À la différence de tous les établissements financiers qui font la pluie et le beau temps à Wall Street, JP Morgan fut le seul à traverser la tempête de 2008 sans déclarer un dollar de perte. Fort de cette performance, ses dirigeants se sont transformés depuis en adversaires résolus de l’encadrement. Il aura suffi qu’une personne, et une seule, brûle plus de trois milliards et que l’entrée en Bourse de Facebook se finisse en queue de poisson pour que l’on évoque avec plus d’insistance aujourd’hui qu’hier le retour à une certaine discipline.
Ici et là, on affirme que la crise a éclaté en 2008. Il est exact que c’est au cours de cette année que Lehman Brothers, l’assureur AIG et d’autres acteurs financiers ont sombré. Dans le cas qui nous occupe principalement aujourd’hui, soit JP Morgan, ce n’est pas aux décapitations monétaires de 2008 qu’il faut se référer, mais bien à la faillite de la banque Baring au milieu des années 90.
Avec cette banque qui était par ailleurs la banque de la famille royale, JP Morgan propose des points communs qui ont ceci de troublant, pour ne pas dire rageant, que l’on n’en a tiré aucun enseignement.
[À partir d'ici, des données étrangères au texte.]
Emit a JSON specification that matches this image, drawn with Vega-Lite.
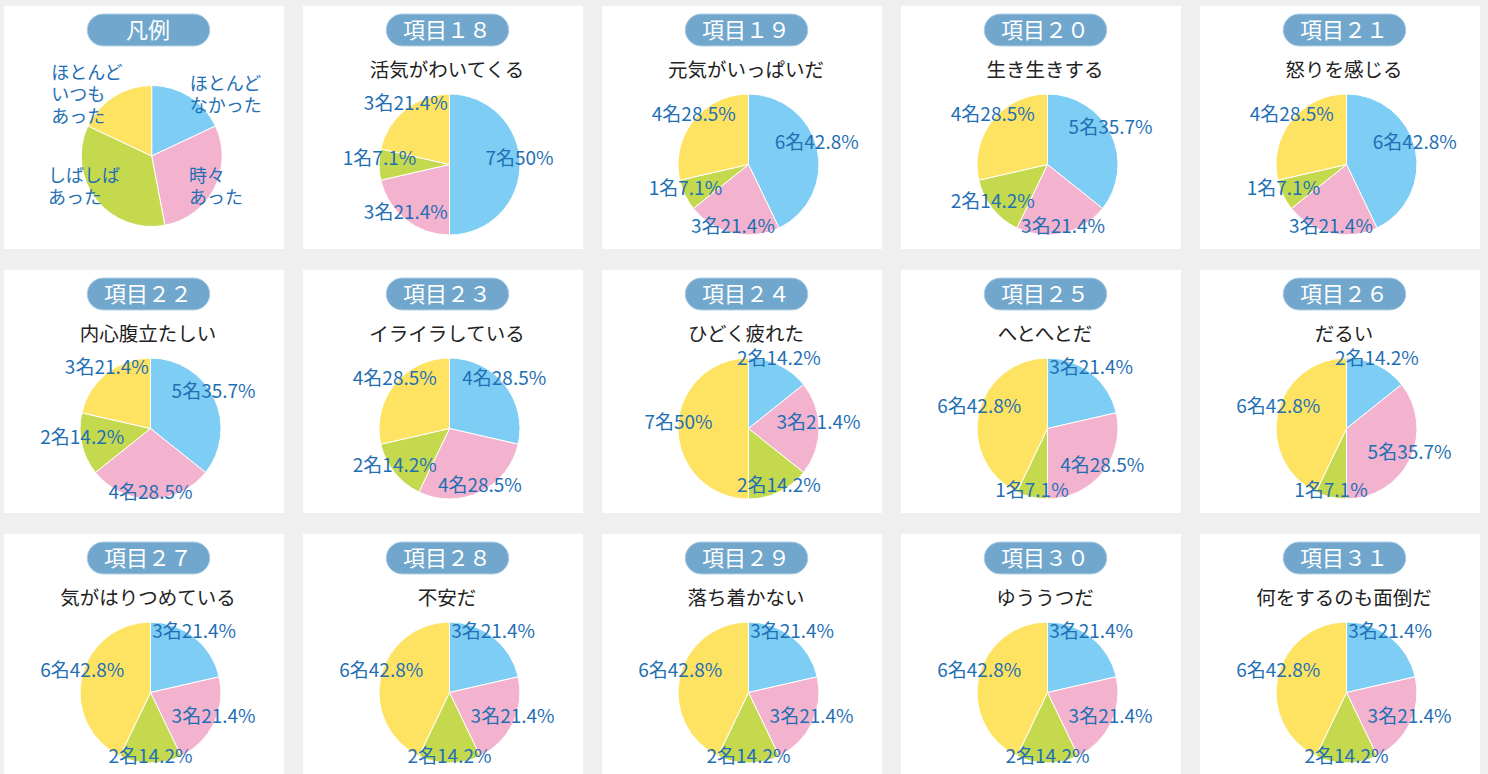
{
  "$schema": "https://vega.github.io/schema/vega-lite/v6.json",
  "background": "#efefef",
  "padding": {"left": 4, "top": 5, "right": 8, "bottom": 0},
  "config": {"view": {"fill": "white", "stroke": null}, "text": {"font": "Noto Sans CJK JP"}},
  "data": {"values": [
    {"item": "凡例", "title": "", "cat": "ほとんどなかった", "k": 1, "n": 18, "label": "ほとんど\nなかった"},
    {"item": "凡例", "title": "", "cat": "時々あった", "k": 2, "n": 29, "label": "時々\nあった"},
    {"item": "凡例", "title": "", "cat": "しばしばあった", "k": 3, "n": 35, "label": "しばしば\nあった"},
    {"item": "凡例", "title": "", "cat": "ほとんどいつもあった", "k": 4, "n": 18, "label": "ほとんど\nいつも\nあった"},
    {"item": "項目１８", "title": "活気がわいてくる", "cat": "ほとんどなかった", "k": 1, "n": 7, "label": "7名50%"},
    {"item": "項目１８", "title": "活気がわいてくる", "cat": "時々あった", "k": 2, "n": 3, "label": "3名21.4%"},
    {"item": "項目１８", "title": "活気がわいてくる", "cat": "しばしばあった", "k": 3, "n": 1, "label": "1名7.1%"},
    {"item": "項目１８", "title": "活気がわいてくる", "cat": "ほとんどいつもあった", "k": 4, "n": 3, "label": "3名21.4%"},
    {"item": "項目１９", "title": "元気がいっぱいだ", "cat": "ほとんどなかった", "k": 1, "n": 6, "label": "6名42.8%"},
    {"item": "項目１９", "title": "元気がいっぱいだ", "cat": "時々あった", "k": 2, "n": 3, "label": "3名21.4%"},
    {"item": "項目１９", "title": "元気がいっぱいだ", "cat": "しばしばあった", "k": 3, "n": 1, "label": "1名7.1%"},
    {"item": "項目１９", "title": "元気がいっぱいだ", "cat": "ほとんどいつもあった", "k": 4, "n": 4, "label": "4名28.5%"},
    {"item": "項目２０", "title": "生き生きする", "cat": "ほとんどなかった", "k": 1, "n": 5, "label": "5名35.7%"},
    {"item": "項目２０", "title": "生き生きする", "cat": "時々あった", "k": 2, "n": 3, "label": "3名21.4%"},
    {"item": "項目２０", "title": "生き生きする", "cat": "しばしばあった", "k": 3, "n": 2, "label": "2名14.2%"},
    {"item": "項目２０", "title": "生き生きする", "cat": "ほとんどいつもあった", "k": 4, "n": 4, "label": "4名28.5%"},
    {"item": "項目２１", "title": "怒りを感じる", "cat": "ほとんどなかった", "k": 1, "n": 6, "label": "6名42.8%"},
    {"item": "項目２１", "title": "怒りを感じる", "cat": "時々あった", "k": 2, "n": 3, "label": "3名21.4%"},
    {"item": "項目２１", "title": "怒りを感じる", "cat": "しばしばあった", "k": 3, "n": 1, "label": "1名7.1%"},
    {"item": "項目２１", "title": "怒りを感じる", "cat": "ほとんどいつもあった", "k": 4, "n": 4, "label": "4名28.5%"},
    {"item": "項目２２", "title": "内心腹立たしい", "cat": "ほとんどなかった", "k": 1, "n": 5, "label": "5名35.7%"},
    {"item": "項目２２", "title": "内心腹立たしい", "cat": "時々あった", "k": 2, "n": 4, "label": "4名28.5%"},
    {"item": "項目２２", "title": "内心腹立たしい", "cat": "しばしばあった", "k": 3, "n": 2, "label": "2名14.2%"},
    {"item": "項目２２", "title": "内心腹立たしい", "cat": "ほとんどいつもあった", "k": 4, "n": 3, "label": "3名21.4%"},
    {"item": "項目２３", "title": "イライラしている", "cat": "ほとんどなかった", "k": 1, "n": 4, "label": "4名28.5%"},
    {"item": "項目２３", "title": "イライラしている", "cat": "時々あった", "k": 2, "n": 4, "label": "4名28.5%"},
    {"item": "項目２３", "title": "イライラしている", "cat": "しばしばあった", "k": 3, "n": 2, "label": "2名14.2%"},
    {"item": "項目２３", "title": "イライラしている", "cat": "ほとんどいつもあった", "k": 4, "n": 4, "label": "4名28.5%"},
    {"item": "項目２４", "title": "ひどく疲れた", "cat": "ほとんどなかった", "k": 1, "n": 2, "label": "2名14.2%"},
    {"item": "項目２４", "title": "ひどく疲れた", "cat": "時々あった", "k": 2, "n": 3, "label": "3名21.4%"},
    {"item": "項目２４", "title": "ひどく疲れた", "cat": "しばしばあった", "k": 3, "n": 2, "label": "2名14.2%"},
    {"item": "項目２４", "title": "ひどく疲れた", "cat": "ほとんどいつもあった", "k": 4, "n": 7, "label": "7名50%"},
    {"item": "項目２５", "title": "へとへとだ", "cat": "ほとんどなかった", "k": 1, "n": 3, "label": "3名21.4%"},
    {"item": "項目２５", "title": "へとへとだ", "cat": "時々あった", "k": 2, "n": 4, "label": "4名28.5%"},
    {"item": "項目２５", "title": "へとへとだ", "cat": "しばしばあった", "k": 3, "n": 1, "label": "1名7.1%"},
    {"item": "項目２５", "title": "へとへとだ", "cat": "ほとんどいつもあった", "k": 4, "n": 6, "label": "6名42.8%"},
    {"item": "項目２６", "title": "だるい", "cat": "ほとんどなかった", "k": 1, "n": 2, "label": "2名14.2%"},
    {"item": "項目２６", "title": "だるい", "cat": "時々あった", "k": 2, "n": 5, "label": "5名35.7%"},
    {"item": "項目２６", "title": "だるい", "cat": "しばしばあった", "k": 3, "n": 1, "label": "1名7.1%"},
    {"item": "項目２６", "title": "だるい", "cat": "ほとんどいつもあった", "k": 4, "n": 6, "label": "6名42.8%"},
    {"item": "項目２７", "title": "気がはりつめている", "cat": "ほとんどなかった", "k": 1, "n": 3, "label": "3名21.4%"},
    {"item": "項目２７", "title": "気がはりつめている", "cat": "時々あった", "k": 2, "n": 3, "label": "3名21.4%"},
    {"item": "項目２７", "title": "気がはりつめている", "cat": "しばしばあった", "k": 3, "n": 2, "label": "2名14.2%"},
    {"item": "項目２７", "title": "気がはりつめている", "cat": "ほとんどいつもあった", "k": 4, "n": 6, "label": "6名42.8%"},
    {"item": "項目２８", "title": "不安だ", "cat": "ほとんどなかった", "k": 1, "n": 3, "label": "3名21.4%"},
    {"item": "項目２８", "title": "不安だ", "cat": "時々あった", "k": 2, "n": 3, "label": "3名21.4%"},
    {"item": "項目２８", "title": "不安だ", "cat": "しばしばあった", "k": 3, "n": 2, "label": "2名14.2%"},
    {"item": "項目２８", "title": "不安だ", "cat": "ほとんどいつもあった", "k": 4, "n": 6, "label": "6名42.8%"},
    {"item": "項目２９", "title": "落ち着かない", "cat": "ほとんどなかった", "k": 1, "n": 3, "label": "3名21.4%"},
    {"item": "項目２９", "title": "落ち着かない", "cat": "時々あった", "k": 2, "n": 3, "label": "3名21.4%"},
    {"item": "項目２９", "title": "落ち着かない", "cat": "しばしばあった", "k": 3, "n": 2, "label": "2名14.2%"},
    {"item": "項目２９", "title": "落ち着かない", "cat": "ほとんどいつもあった", "k": 4, "n": 6, "label": "6名42.8%"},
    {"item": "項目３０", "title": "ゆううつだ", "cat": "ほとんどなかった", "k": 1, "n": 3, "label": "3名21.4%"},
    {"item": "項目３０", "title": "ゆううつだ", "cat": "時々あった", "k": 2, "n": 3, "label": "3名21.4%"},
    {"item": "項目３０", "title": "ゆううつだ", "cat": "しばしばあった", "k": 3, "n": 2, "label": "2名14.2%"},
    {"item": "項目３０", "title": "ゆううつだ", "cat": "ほとんどいつもあった", "k": 4, "n": 6, "label": "6名42.8%"},
    {"item": "項目３１", "title": "何をするのも面倒だ", "cat": "ほとんどなかった", "k": 1, "n": 3, "label": "3名21.4%"},
    {"item": "項目３１", "title": "何をするのも面倒だ", "cat": "時々あった", "k": 2, "n": 3, "label": "3名21.4%"},
    {"item": "項目３１", "title": "何をするのも面倒だ", "cat": "しばしばあった", "k": 3, "n": 2, "label": "2名14.2%"},
    {"item": "項目３１", "title": "何をするのも面倒だ", "cat": "ほとんどいつもあった", "k": 4, "n": 6, "label": "6名42.8%"}
  ]},
  "facet": {
    "field": "item", "type": "nominal",
    "sort": ["凡例", "項目１８", "項目１９", "項目２０", "項目２１", "項目２２", "項目２３", "項目２４", "項目２５", "項目２６", "項目２７", "項目２８", "項目２９", "項目３０", "項目３１"],
    "header": {"title": null, "labels": false, "labelExpr": "''", "labelFontSize": 1, "labelPadding": 0, "labelColor": "#efefef"}
  },
  "columns": 5,
  "spacing": {"row": 20, "column": 19},
  "spec": {
    "width": 280,
    "height": 243,
    "view": {"fill": "white", "stroke": null},
    "layer": [
      {
        "transform": [{"filter": "datum.k === 1"}],
        "mark": {"type": "rect", "fill": "#ffffff", "stroke": null, "opacity": 1},
        "encoding": {}
      },
      {
        "transform": [{"filter": "datum.k === 1"}],
        "mark": {"type": "point", "shape": "M-0.74,-0.26 L0.74,-0.26 A0.26,0.26 0 0 1 0.74,0.26 L-0.74,0.26 A0.26,0.26 0 0 1 -0.74,-0.26 Z", "size": 15000, "filled": true, "fill": "#71a7cc", "stroke": "#a9cbe0", "strokeWidth": 1, "opacity": 1, "xOffset": 4.5, "yOffset": -97.5},
        "encoding": {}
      },
      {
        "transform": [{"filter": "datum.k === 1"}],
        "mark": {"type": "text", "font": "Noto Sans CJK JP", "fontSize": 22, "fill": "#ffffff", "align": "center", "baseline": "middle", "xOffset": 4, "yOffset": -97},
        "encoding": {"text": {"field": "item"}}
      },
      {
        "transform": [{"filter": "datum.k === 1"}],
        "mark": {"type": "text", "font": "Noto Sans CJK JP", "fontSize": 19.5, "fill": "#222222", "align": "center", "baseline": "middle", "xOffset": 4, "yOffset": -57},
        "encoding": {"text": {"field": "title"}}
      },
      {
        "transform": [{"filter": "datum.item !== '凡例'"}],
        "mark": {"type": "arc", "radius": 70.5, "stroke": "white", "strokeWidth": 1, "xOffset": 6.5, "yOffset": 37},
        "encoding": {
          "theta": {"field": "n", "type": "quantitative", "stack": true},
          "order": {"field": "k", "type": "quantitative"},
          "color": {"field": "cat", "type": "nominal", "legend": null,
            "scale": {"domain": ["ほとんどなかった", "時々あった", "しばしばあった", "ほとんどいつもあった"], "range": ["#7dcdf4", "#f3b3cf", "#c4d94d", "#fee362"]}}
        }
      },
      {
        "transform": [{"filter": "datum.item === '凡例'"}],
        "mark": {"type": "arc", "radius": 70.5, "stroke": "white", "strokeWidth": 1, "xOffset": 7.7, "yOffset": 28.5},
        "encoding": {
          "theta": {"field": "n", "type": "quantitative", "stack": true},
          "order": {"field": "k", "type": "quantitative"},
          "color": {"field": "cat", "type": "nominal", "legend": null,
            "scale": {"domain": ["ほとんどなかった", "時々あった", "しばしばあった", "ほとんどいつもあった"], "range": ["#7dcdf4", "#f3b3cf", "#c4d94d", "#fee362"]}}
        }
      },
      {
        "transform": [{"filter": "datum.item !== '凡例'"}],
        "mark": {"type": "text", "font": "Noto Sans CJK JP", "radius": 70, "fontSize": 19, "fill": "#1f6fb4", "align": "center", "baseline": "middle", "xOffset": 6.5, "yOffset": 31},
        "encoding": {
          "theta": {"field": "n", "type": "quantitative", "stack": true},
          "order": {"field": "k", "type": "quantitative"},
          "text": {"field": "label"}
        }
      },
      {
        "transform": [{"filter": "datum.item === '凡例'"}],
        "mark": {"type": "text", "font": "Noto Sans CJK JP", "radius": 71, "fontSize": 18, "lineHeight": 22, "lineBreak": "\n", "fill": "#1f6fb4", "align": "left", "baseline": "middle", "dy": -11, "xOffset": 7.7, "yOffset": 28.5},
        "encoding": {
          "theta": {"field": "n", "type": "quantitative", "stack": true},
          "order": {"field": "k", "type": "quantitative"},
          "text": {"condition": {"test": "datum.k === 1", "field": "label"}, "value": ""}
        }
      },
      {
        "transform": [{"filter": "datum.item === '凡例'"}],
        "mark": {"type": "text", "font": "Noto Sans CJK JP", "radius": 71.5, "fontSize": 18, "lineHeight": 22, "lineBreak": "\n", "fill": "#1f6fb4", "align": "left", "baseline": "middle", "dx": -26.5, "dy": -11, "xOffset": 7.7, "yOffset": 28.5},
        "encoding": {
          "theta": {"field": "n", "type": "quantitative", "stack": true},
          "order": {"field": "k", "type": "quantitative"},
          "text": {"condition": {"test": "datum.k === 2", "field": "label"}, "value": ""}
        }
      },
      {
        "transform": [{"filter": "datum.item === '凡例'"}],
        "mark": {"type": "text", "font": "Noto Sans CJK JP", "radius": 52, "fontSize": 18, "lineHeight": 22, "lineBreak": "\n", "fill": "#1f6fb4", "align": "left", "baseline": "middle", "dx": -62.5, "dy": -11, "xOffset": 7.7, "yOffset": 28.5},
        "encoding": {
          "theta": {"field": "n", "type": "quantitative", "stack": true},
          "order": {"field": "k", "type": "quantitative"},
          "text": {"condition": {"test": "datum.k === 3", "field": "label"}, "value": ""}
        }
      },
      {
        "transform": [{"filter": "datum.item === '凡例'"}],
        "mark": {"type": "text", "font": "Noto Sans CJK JP", "radius": 71, "fontSize": 18, "lineHeight": 22, "lineBreak": "\n", "fill": "#1f6fb4", "align": "left", "baseline": "middle", "dx": -62.5, "dy": -22, "xOffset": 7.7, "yOffset": 28.5},
        "encoding": {
          "theta": {"field": "n", "type": "quantitative", "stack": true},
          "order": {"field": "k", "type": "quantitative"},
          "text": {"condition": {"test": "datum.k === 4", "field": "label"}, "value": ""}
        }
      }
    ]
  }
}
Le premier point commun ? Lorsque l’agence de presse a indiqué à la mi-avril que le pupitre londonien chargé du « crédit synthétique » était dans le rouge, Jamie Dimon a eu une attitude semblable à celle des dirigeants de la Baring. À savoir une arrogance qui peinait à cacher son incompréhension des formules mathématiques extrêmement complexes avec lesquelles jonglent une génération de courtiers beaucoup plus jeunes que lui.
Si l’on met en relief une réalité démographique, c’est pour mieux rappeler que, dans le rapport composé par les parlementaires britanniques dans le but de mettre au jour les tares qui ont mené à la faillite de la Baring et de faire bien évidemment des recommandations, il était écrit noir sur blanc que les dirigeants formés à Oxford et Cambridge dans les années 50 ou 60 ne comprenaient absolument rien aux véhicules financiers que des courtiers formés dans les années 80 s’échangeaient.
À l’instar de la Baring, une personne et une seule, on le répète, est à l’origine du revers de fortune que vient d’enregistrer JP Morgan. À l’instar de la Baring, le revers en question découle des placements à découvert effectués à même les fonds propres. À l’instar de la Baring, l’agence Blomberg avait bel et bien tiré la sonnette d’alarme avant la chute finale. Cette histoire a ceci d’épuisant, de déprimant que, 17 ans après la fermeture de la Baring, on n’a tiré aucun enseignement, absolument aucun, dans la panoplie contenue dans l’analyse des élus britanniques.
Prenons la règle dite de Volcker, du nom de l’ancien président de la Réserve fédérale, qui voudrait restreindre les opérations spéculatives à même les fonds propres, elle est l’objet d’un tir de barrage d’une force inouïe. Que l’on y songe, des banques dont les dépôts des particuliers sont garantis par l’État se sont engagées, dans la foulée du décloisonnement des institutions financières, dans la manipulation de produits financiers qui ont mis le monde sens dessus dessous et bataillent fermement pour limiter au maximum la portée de cette règle. De quoi s’inquiéter. Et pas qu’un peu.